── GIVEN ENTRIES ──
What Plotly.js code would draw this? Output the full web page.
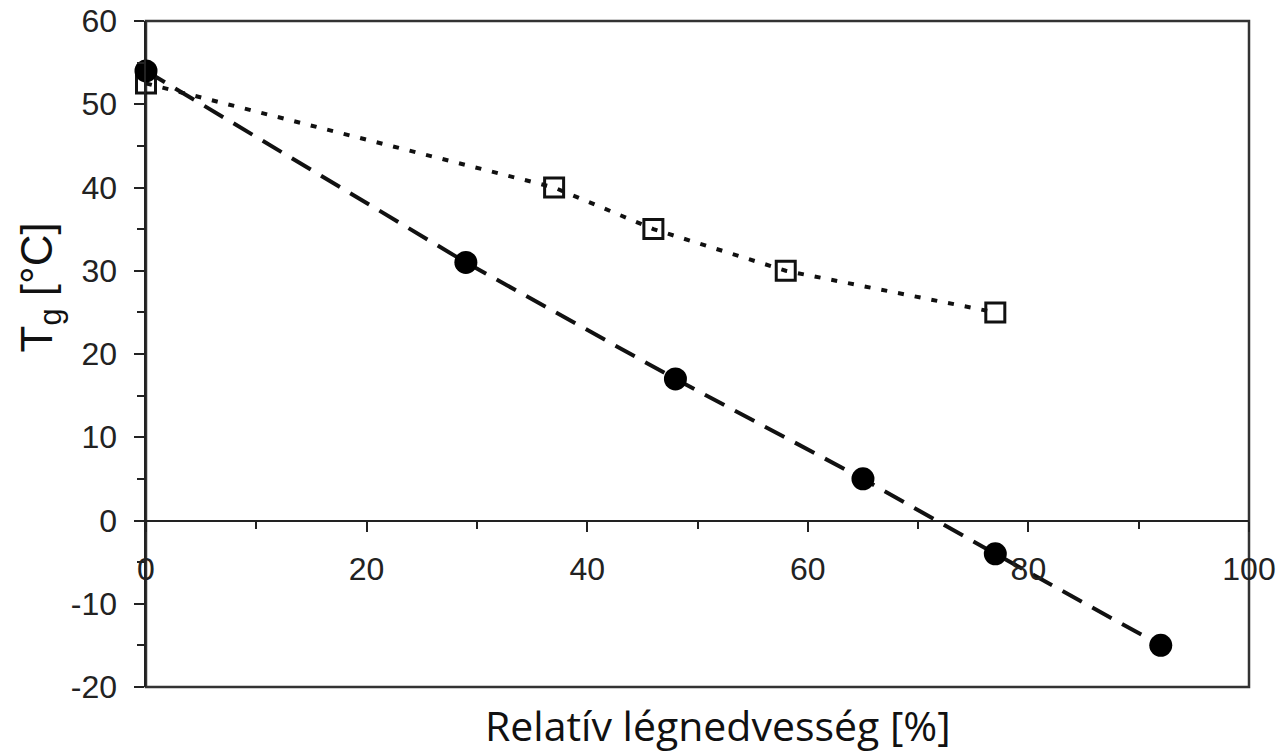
<!DOCTYPE html>
<html>
<head>
<meta charset="utf-8">
<script src="https://cdn.plot.ly/plotly-3.0.1.min.js"></script>
<style>html,body{margin:0;padding:0;background:#fff;}#chart{width:1280px;height:752px;}</style>
</head>
<body>
<div id="chart"></div>
<script>
// Relative humidity [%] and Tg [°C]
const circleRH = [0, 29, 48, 65, 77, 92];
const circleTg = [54, 31, 17, 5, -4, -15];
const squareRH = [0, 37, 46, 58, 77];
const squareTg = [52.5, 40, 35, 30, 25];
const xTicks = [0, 20, 40, 60, 80, 100];
const yTicks = [-20, -10, 0, 10, 20, 30, 40, 50, 60];

const traces = [
  {
    x: squareRH, y: squareTg, type: 'scatter', mode: 'lines+markers',
    line: {color: '#111', width: 4, dash: '6px,11px'},
    marker: {symbol: 'square-open', size: 19, color: '#111', line: {width: 3, color: '#111'}},
    cliponaxis: false, showlegend: false
  },
  {
    x: circleRH, y: circleTg, type: 'scatter', mode: 'lines+markers',
    line: {color: '#111', width: 4, dash: '22px,12px'},
    marker: {symbol: 'circle', size: 23, color: '#000'},
    cliponaxis: false, showlegend: false
  }
];

const tickFont = {size: 32, family: 'Liberation Sans, Arial, sans-serif', color: '#222'};

const layout = {
  width: 1280, height: 752,
  margin: {l: 146, r: 31, t: 21, b: 65},
  paper_bgcolor: '#fff', plot_bgcolor: '#fff',
  font: {family: 'Liberation Sans, Arial, sans-serif', color: '#222', size: 28},
  xaxis: {
    range: [0, 100], tickvals: xTicks, ticktext: xTicks.map(String),
    anchor: 'free', position: 0.25,
    showline: true, linecolor: '#222', linewidth: 2.5,
    ticks: 'outside', ticklen: 10, tickwidth: 2, tickcolor: '#222',
    minor: {dtick: 10, tick0: 0, ticks: 'outside', ticklen: 7, tickwidth: 2, tickcolor: '#222', showgrid: false},
    showgrid: false, zeroline: false,
    tickfont: tickFont,
    ticklabelstandoff: 10
  },
  yaxis: {
    range: [-20, 60], tickvals: yTicks, ticktext: yTicks.map(String),
    showline: true, linecolor: '#222', linewidth: 2.5,
    ticks: 'outside', ticklen: 10, tickwidth: 2, tickcolor: '#222',
    minor: {dtick: 5, tick0: 0, ticks: 'outside', ticklen: 7, tickwidth: 2, tickcolor: '#222', showgrid: false},
    showgrid: false, zeroline: false,
    tickfont: tickFont,
    ticklabelstandoff: 10
  },
  shapes: [
    {type: 'rect', xref: 'paper', yref: 'paper', x0: 0, x1: 1, y0: 0, y1: 1,
     line: {color: '#333', width: 2.5}, layer: 'below'}
  ],
  annotations: [
    {text: 'Relatív légnedvesség [%]', xref: 'paper', yref: 'paper', x: 0.5, y: 0,
     xanchor: 'center', yanchor: 'top', yshift: -8, xshift: 20, showarrow: false,
     font: {size: 41, family: 'Open Sans, Noto Sans, sans-serif', color: '#111'}},
    {text: 'T<sub>g</sub> [°C]', xref: 'paper', yref: 'paper', x: 0, y: 0.6,
     xanchor: 'center', yanchor: 'middle', xshift: -106, showarrow: false, textangle: -90,
     font: {size: 44, family: 'Liberation Sans, Arial, sans-serif', color: '#111'}}
  ]
};

Plotly.newPlot('chart', traces, layout, {displayModeBar: false, staticPlot: true});
</script>
</body>
</html>
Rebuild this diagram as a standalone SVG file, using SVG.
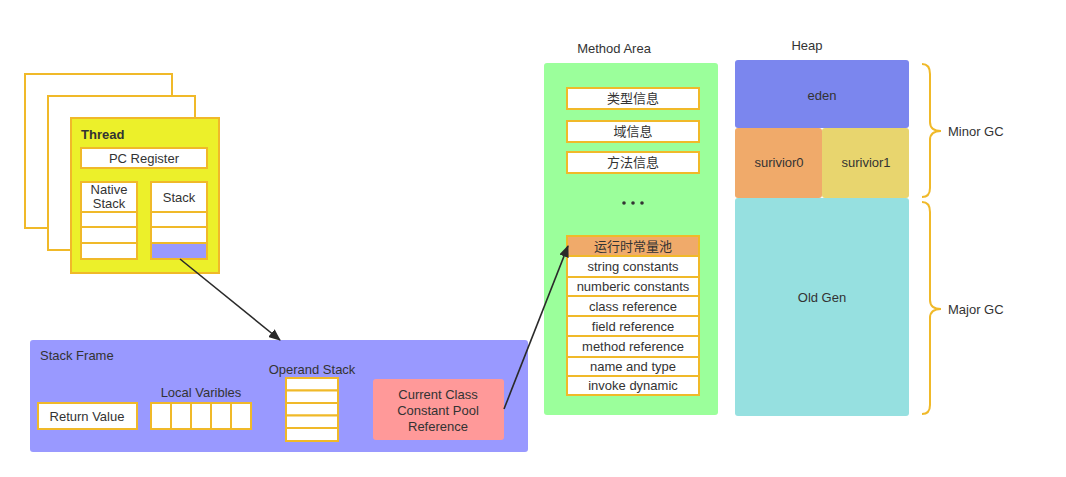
<svg xmlns="http://www.w3.org/2000/svg" width="1066" height="477" viewBox="0 0 1066 477">
<defs>
<style>
text{font-family:"Liberation Sans","Noto Sans CJK SC",Arial,sans-serif;font-size:13px;fill:#333;}
.c{text-anchor:middle;}
.ob{fill:#fff;stroke:#F0B929;stroke-width:2;}
.cell{fill:#fff;stroke:#F0B929;stroke-width:2;}
.conn{stroke:#2a2a2a;stroke-width:1.6;fill:none;}
.brace{stroke:#F0B929;stroke-width:2;fill:none;}
</style>
<marker id="arr" viewBox="0 0 12 10" refX="11" refY="5" markerWidth="12" markerHeight="10" markerUnits="userSpaceOnUse" orient="auto">
<path d="M0,0 L12,5 L0,10 z" fill="#2a2a2a"/>
</marker>
</defs>
<rect width="1066" height="477" fill="#fff"/>

<g id="thread-back2"><rect x="25" y="74" width="147" height="154" class="ob"/></g>
<g id="thread-back1"><rect x="48" y="96" width="147" height="154" class="ob"/></g>
<g id="thread">
<rect x="71" y="118" width="148" height="155" fill="#ECF02A" stroke="#F0B929" stroke-width="2"/>
<text x="81" y="139" style="font-weight:bold">Thread</text>
<rect x="81" y="148" width="126" height="20" class="cell"/>
<text x="144" y="163" class="c">PC Register</text>
<rect x="81" y="182" width="56" height="30" class="cell"/>
<text x="109" y="194" class="c">Native</text>
<text x="109" y="208" class="c">Stack</text>
<rect x="81" y="212" width="56" height="15" class="cell"/>
<rect x="81" y="227" width="56" height="16" class="cell"/>
<rect x="81" y="243" width="56" height="16" class="cell"/>
<rect x="151" y="182" width="56" height="30" class="cell"/>
<text x="179" y="202" class="c">Stack</text>
<rect x="151" y="212" width="56" height="15" class="cell"/>
<rect x="151" y="227" width="56" height="16" class="cell"/>
<rect x="151" y="243" width="56" height="16" fill="#9999FF" stroke="#F0B929" stroke-width="2"/>
</g>

<g id="stack-frame">
<rect x="30" y="340" width="498" height="112" rx="3" fill="#9999FF"/>
<text x="40" y="360">Stack Frame</text>
<rect x="38" y="403" width="99" height="26" class="cell"/>
<text x="87" y="421" class="c">Return Value</text>
<text x="201" y="397" class="c">Local Varibles</text>
<rect x="151" y="403" width="20" height="26" class="cell"/>
<rect x="171" y="403" width="20" height="26" class="cell"/>
<rect x="191" y="403" width="20" height="26" class="cell"/>
<rect x="211" y="403" width="20" height="26" class="cell"/>
<rect x="231" y="403" width="20" height="26" class="cell"/>
<text x="312" y="374" class="c">Operand Stack</text>
<rect x="286" y="378" width="52" height="12.5" class="cell"/>
<rect x="286" y="390.5" width="52" height="12.5" class="cell"/>
<rect x="286" y="403" width="52" height="12.5" class="cell"/>
<rect x="286" y="415.5" width="52" height="12.5" class="cell"/>
<rect x="286" y="428" width="52" height="13" class="cell"/>
<rect x="373" y="379" width="131" height="61" rx="3" fill="#FF9999"/>
<text x="438" y="399" class="c">Current Class</text>
<text x="438" y="415" class="c">Constant Pool</text>
<text x="438" y="431" class="c">Reference</text>
</g>

<g id="method-area">
<text x="614" y="53" class="c">Method Area</text>
<rect x="544" y="63" width="174" height="352" rx="3" fill="#9BFF9B"/>
<rect x="567" y="88" width="132" height="21" class="cell"/>
<text x="633" y="103" class="c">类型信息</text>
<rect x="567" y="121" width="132" height="21" class="cell"/>
<text x="633" y="136" class="c">域信息</text>
<rect x="567" y="152" width="132" height="21" class="cell"/>
<text x="633" y="167" class="c">方法信息</text>
<circle cx="624" cy="203" r="1.8" fill="#333"/>
<circle cx="633" cy="203" r="1.8" fill="#333"/>
<circle cx="642" cy="203" r="1.8" fill="#333"/>
<rect x="567" y="236" width="132" height="20" fill="#F0AA6A" stroke="#F0B929" stroke-width="2"/>
<text x="633" y="251" class="c">运行时常量池</text>
<rect x="567" y="256" width="132" height="21" class="cell"/>
<text x="633" y="271" class="c">string constants</text>
<rect x="567" y="277" width="132" height="19" class="cell"/>
<text x="633" y="291" class="c">numberic constants</text>
<rect x="567" y="296" width="132" height="20" class="cell"/>
<text x="633" y="311" class="c">class reference</text>
<rect x="567" y="316" width="132" height="20" class="cell"/>
<text x="633" y="331" class="c">field reference</text>
<rect x="567" y="336" width="132" height="21" class="cell"/>
<text x="633" y="351" class="c">method reference</text>
<rect x="567" y="357" width="132" height="19" class="cell"/>
<text x="633" y="371" class="c">name and type</text>
<rect x="567" y="376" width="132" height="19" class="cell"/>
<text x="633" y="390" class="c">invoke dynamic</text>
</g>

<g id="heap">
<text x="807" y="50" class="c">Heap</text>
<rect x="735" y="60" width="174" height="68" rx="3" fill="#7B86EE"/>
<text x="822" y="100" class="c">eden</text>
<rect x="735" y="128" width="87" height="70" rx="3" fill="#F0AA6A"/>
<text x="779" y="167" class="c">surivior0</text>
<rect x="822" y="128" width="87" height="70" rx="3" fill="#E8D56E"/>
<text x="866" y="167" class="c">surivior1</text>
<rect x="735" y="198" width="174" height="218" rx="3" fill="#96E0E0"/>
<text x="822" y="302" class="c">Old Gen</text>
</g>

<g id="minor-gc">
<path class="brace" d="M922,64 Q930,64 930,74 L930,122 Q930,131 941,131 Q930,131 930,140 L930,188 Q930,197 922,197"/>
<text x="948" y="136">Minor GC</text>
</g>
<g id="major-gc">
<path class="brace" d="M922,202 Q930,202 930,212 L930,300 Q930,309 941,309 Q930,309 930,318 L930,405 Q930,414 922,414"/>
<text x="948" y="314">Major GC</text>
</g>

<g id="connectors">
<line x1="180" y1="259" x2="280" y2="340" class="conn" marker-end="url(#arr)"/>
<line x1="504" y1="409" x2="568" y2="246" class="conn" marker-end="url(#arr)"/>
</g>
</svg>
───
### GOAL OF THE EXERCISE
Give again, word for word, every line from the top of the data above to the line holding "40, 50, 60];", inclusive, with the pictures left out.

### EXPECTED ANSWER
What Plotly.js code would draw this? Output the full web page.
<!DOCTYPE html>
<html>
<head>
<meta charset="utf-8">
<script src="https://cdn.plot.ly/plotly-3.0.1.min.js"></script>
<style>html,body{margin:0;padding:0;background:#fff;}#chart{width:1280px;height:752px;}</style>
</head>
<body>
<div id="chart"></div>
<script>
// Relative humidity [%] and Tg [°C]
const circleRH = [0, 29, 48, 65, 77, 92];
const circleTg = [54, 31, 17, 5, -4, -15];
const squareRH = [0, 37, 46, 58, 77];
const squareTg = [52.5, 40, 35, 30, 25];
const xTicks = [0, 20, 40, 60, 80, 100];
const yTicks = [-20, -10, 0, 10, 20, 30, 40, 50, 60];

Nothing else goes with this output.